* [What is asked]:
Leave out every picture, then transcribe the rest of the listing exactly.

* [Given data]:
* * * * * * * * *
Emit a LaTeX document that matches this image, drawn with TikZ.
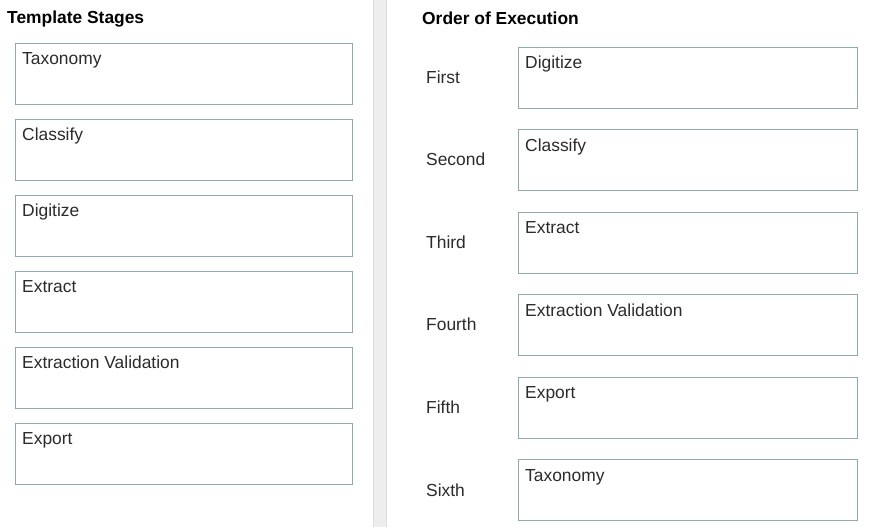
\documentclass[tikz,border=0pt]{standalone}
\usepackage{fontspec}
\setmainfont{Liberation Sans}
\definecolor{boxline}{HTML}{8FA9AE}
\definecolor{txt}{HTML}{2B2B2B}
\definecolor{sep}{HTML}{EEEEEE}
\definecolor{sepline}{HTML}{DDDDDD}
\begin{document}
\begin{tikzpicture}[x=1pt,y=-1pt,
  stagebox/.style={draw=boxline,line width=1pt,fill=white,minimum width=337pt,minimum height=61pt,anchor=north west,inner sep=0pt},
  orderbox/.style={draw=boxline,line width=1pt,fill=white,minimum width=339pt,minimum height=61pt,anchor=north west,inner sep=0pt},
  lbl/.style={anchor=base west,inner sep=0pt,text=txt,font=\fontsize{17.4}{20}\selectfont},
  ttl/.style={anchor=base west,inner sep=0pt,text=black,font=\fontsize{17.4}{20}\selectfont\bfseries}]
\useasboundingbox (0,0) rectangle (872,527);
\fill[white] (0,0) rectangle (872,527);
% separator
\fill[sep] (373,0) rectangle (387,527);
\draw[sepline,line width=0.8pt] (373.5,0) -- (373.5,527);
\draw[sepline,line width=0.8pt] (386.5,0) -- (386.5,527);
% titles
\node[ttl] (t1) at (7,24) {Template Stages};
\node[ttl] (t2) at (422,25) {Order of Execution};
% left boxes
\foreach \i/\t in {0/Taxonomy,1/Classify,2/Digitize,3/Extract,4/Extraction Validation,5/Export}{
  \node[stagebox] (s\i) at (14.5,43+76*\i) {};
  \node[lbl] (st\i) at (22,64+76*\i) {\t};
}
% right boxes
\foreach \i/\o/\t in {0/First/Digitize,1/Second/Classify,2/Third/Extract,3/Fourth/Extraction Validation,4/Fifth/Export,5/Sixth/Taxonomy}{
  \node[orderbox] (o\i) at (518,47+82.4*\i) {};
  \node[lbl] (ot\i) at (525,69+82.4*\i) {\t};
  \node[lbl] (ol\i) at (426,83+82.6*\i) {\o};
}
\end{tikzpicture}
\end{document}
* * * * * * * * *
* [Finished exercise]:
Emit a LaTeX document that matches this image, drawn with TikZ.
\documentclass[tikz,border=0pt]{standalone}
\usepackage{fontspec}
\setmainfont{Liberation Sans}
\definecolor{boxline}{HTML}{8FA9AE}
\definecolor{txt}{HTML}{2B2B2B}
\definecolor{sep}{HTML}{EEEEEE}
\definecolor{sepline}{HTML}{DDDDDD}
\begin{document}
\begin{tikzpicture}[x=1pt,y=-1pt,
  stagebox/.style={draw=boxline,line width=1pt,fill=white,minimum width=337pt,minimum height=61pt,anchor=north west,inner sep=0pt},
  orderbox/.style={draw=boxline,line width=1pt,fill=white,minimum width=339pt,minimum height=61pt,anchor=north west,inner sep=0pt},
  lbl/.style={anchor=base west,inner sep=0pt,text=txt,font=\fontsize{17.4}{20}\selectfont},
  ttl/.style={anchor=base west,inner sep=0pt,text=black,font=\fontsize{17.4}{20}\selectfont\bfseries}]
\useasboundingbox (0,0) rectangle (872,527);
\fill[white] (0,0) rectangle (872,527);
% separator
\fill[sep] (373,0) rectangle (387,527);
\draw[sepline,line width=0.8pt] (373.5,0) -- (373.5,527);
\draw[sepline,line width=0.8pt] (386.5,0) -- (386.5,527);
% titles
\node[ttl] (t1) at (7,24) {Template Stages};
\node[ttl] (t2) at (422,25) {Order of Execution};
% left boxes
\foreach \i/\t in {0/Taxonomy,1/Classify,2/Digitize,3/Extract,4/Extraction Validation,5/Export}{
  \node[stagebox] (s\i) at (14.5,43+76*\i) {};
  \node[lbl] (st\i) at (22,64+76*\i) {\t};
}
% right boxes
\foreach \i/\o/\t in {0/First/Digitize,1/Second/Classify,2/Third/Extract,3/Fourth/Extraction Validation,4/Fifth/Export,5/Sixth/Taxonomy}{
  \node[orderbox] (o\i) at (518,47+82.4*\i) {};
  \node[lbl] (ot\i) at (525,69+82.4*\i) {\t};
  \node[lbl] (ol\i) at (426,83+82.6*\i) {\o};
}
\end{tikzpicture}
\end{document}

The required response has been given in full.